▸ **WHAT YOU ARE ASKED TO DO**
Please transcribe the data that follows without the pictures, keeping every word the same.

▸ **COLLECTED MATERIAL**
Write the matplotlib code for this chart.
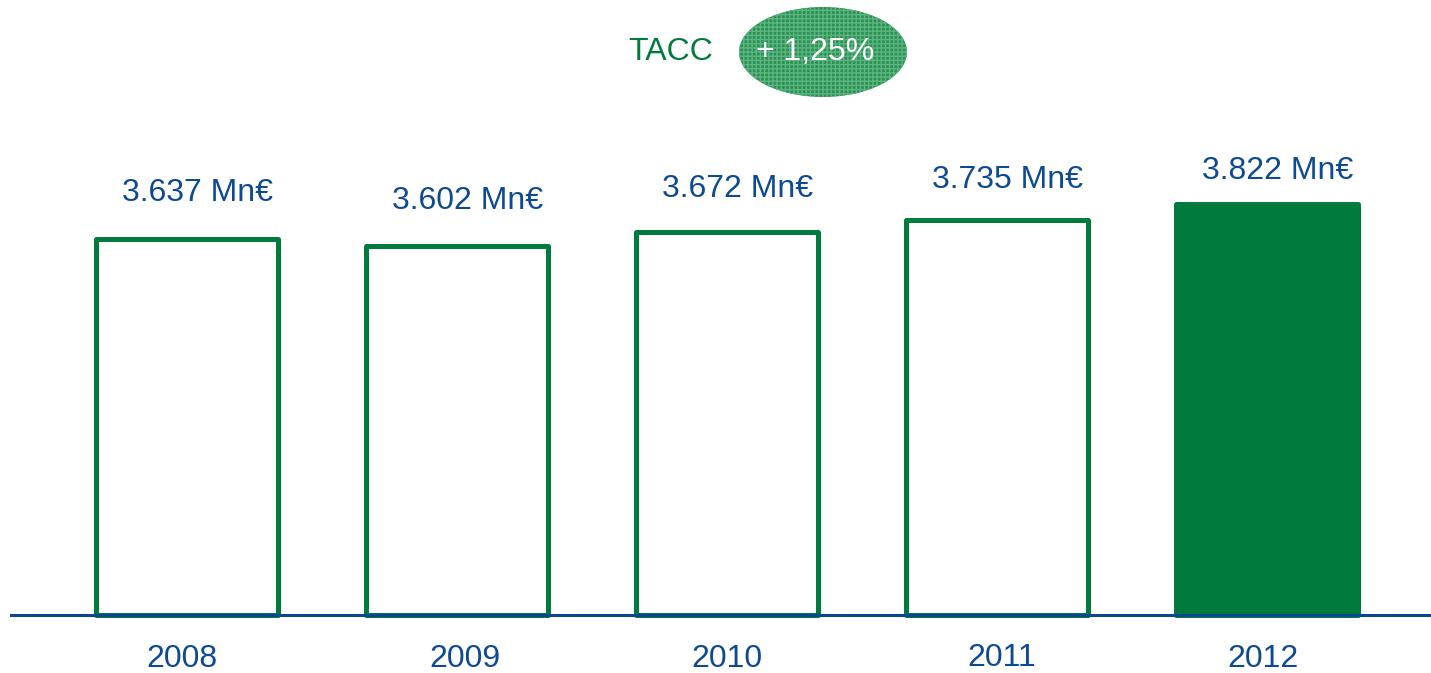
import matplotlib
matplotlib.use("Agg")
import matplotlib.pyplot as plt
from matplotlib.patches import Ellipse

plt.rcParams['font.family'] = ['Liberation Sans', 'DejaVu Sans']

years = ['2008', '2009', '2010', '2011', '2012']
values = [3637, 3602, 3672, 3735, 3822]
value_labels = ['3.637 Mn€', '3.602 Mn€', '3.672 Mn€', '3.735 Mn€', '3.822 Mn€']
label_offsets = [33, 32, 31, 29, 24]  # points above bar top
year_dx = [-5, 8, 0, 5, -4]  # pixel nudges of year labels
year_dy = [0, 0, 0, 1, 0]
growth_label = 'TACC'
growth_value = '+ 1,25%'

GREEN = '#007a3d'
NAVY = '#0b4690'
TEXT = '#0d4a91'
FS = 23

W, H = 1431, 673
fig = plt.figure(figsize=(W / 100, H / 100), dpi=100)
ax = fig.add_axes([11 / W, (H - 615) / H, 1420 / W, 615 / H])

x = list(range(len(years)))
for i, (xi, v) in enumerate(zip(x, values)):
    last = i == len(values) - 1
    ax.bar(xi, v - 1648, bottom=1648, width=0.674,
           facecolor=GREEN if last else 'white', edgecolor=GREEN,
           linewidth=3.6, joinstyle='round', clip_on=False, zorder=1)
    ax.annotate(value_labels[i], (xi + 0.04, v), xytext=(0, label_offsets[i]),
                textcoords='offset points', ha='center', va='center',
                fontsize=FS, color=TEXT)
    ax.annotate(years[i], (xi, 1648), xytext=(year_dx[i] * 0.72, -32 + year_dy[i] * 0.72),
                textcoords='offset points', ha='center', va='center',
                fontsize=FS, color=TEXT, annotation_clip=False)

ax.set_xlim(-0.652, 4.607)
ax.set_ylim(1648, 4901)
ax.set_xticks([])
ax.set_yticks([])
for s in ['left', 'right', 'top']:
    ax.spines[s].set_visible(False)
ax.spines['bottom'].set_color(NAVY)
ax.spines['bottom'].set_linewidth(2.2)
ax.spines['bottom'].set_zorder(3)
ax.patch.set_visible(False)

fig.text(671 / W, 1 - 52 / H, growth_label, ha='center', va='center',
         fontsize=FS, color=GREEN)
ell = Ellipse((823 / W, 1 - 52 / H), 168 / W, 90 / H, transform=fig.transFigure,
              facecolor='#2b9155', edgecolor='#5cb47f', hatch='++++', linewidth=0)
fig.add_artist(ell)
fig.text(815 / W, 1 - 52 / H, growth_value, ha='center', va='center',
         fontsize=FS, color='white')

fig.savefig('out.png', dpi=100, facecolor='white')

▸ **RESPONSE**
Write the matplotlib code for this chart.
import matplotlib
matplotlib.use("Agg")
import matplotlib.pyplot as plt
from matplotlib.patches import Ellipse

plt.rcParams['font.family'] = ['Liberation Sans', 'DejaVu Sans']

years = ['2008', '2009', '2010', '2011', '2012']
values = [3637, 3602, 3672, 3735, 3822]
value_labels = ['3.637 Mn€', '3.602 Mn€', '3.672 Mn€', '3.735 Mn€', '3.822 Mn€']
label_offsets = [33, 32, 31, 29, 24]  # points above bar top
year_dx = [-5, 8, 0, 5, -4]  # pixel nudges of year labels
year_dy = [0, 0, 0, 1, 0]
growth_label = 'TACC'
growth_value = '+ 1,25%'

GREEN = '#007a3d'
NAVY = '#0b4690'
TEXT = '#0d4a91'
FS = 23

W, H = 1431, 673
fig = plt.figure(figsize=(W / 100, H / 100), dpi=100)
ax = fig.add_axes([11 / W, (H - 615) / H, 1420 / W, 615 / H])

x = list(range(len(years)))
for i, (xi, v) in enumerate(zip(x, values)):
    last = i == len(values) - 1
    ax.bar(xi, v - 1648, bottom=1648, width=0.674,
           facecolor=GREEN if last else 'white', edgecolor=GREEN,
           linewidth=3.6, joinstyle='round', clip_on=False, zorder=1)
    ax.annotate(value_labels[i], (xi + 0.04, v), xytext=(0, label_offsets[i]),
                textcoords='offset points', ha='center', va='center',
                fontsize=FS, color=TEXT)
    ax.annotate(years[i], (xi, 1648), xytext=(year_dx[i] * 0.72, -32 + year_dy[i] * 0.72),
                textcoords='offset points', ha='center', va='center',
                fontsize=FS, color=TEXT, annotation_clip=False)

ax.set_xlim(-0.652, 4.607)
ax.set_ylim(1648, 4901)
ax.set_xticks([])
ax.set_yticks([])
for s in ['left', 'right', 'top']:
    ax.spines[s].set_visible(False)
ax.spines['bottom'].set_color(NAVY)
ax.spines['bottom'].set_linewidth(2.2)
ax.spines['bottom'].set_zorder(3)
ax.patch.set_visible(False)

fig.text(671 / W, 1 - 52 / H, growth_label, ha='center', va='center',
         fontsize=FS, color=GREEN)
ell = Ellipse((823 / W, 1 - 52 / H), 168 / W, 90 / H, transform=fig.transFigure,
              facecolor='#2b9155', edgecolor='#5cb47f', hatch='++++', linewidth=0)
fig.add_artist(ell)
fig.text(815 / W, 1 - 52 / H, growth_value, ha='center', va='center',
         fontsize=FS, color='white')

fig.savefig('out.png', dpi=100, facecolor='white')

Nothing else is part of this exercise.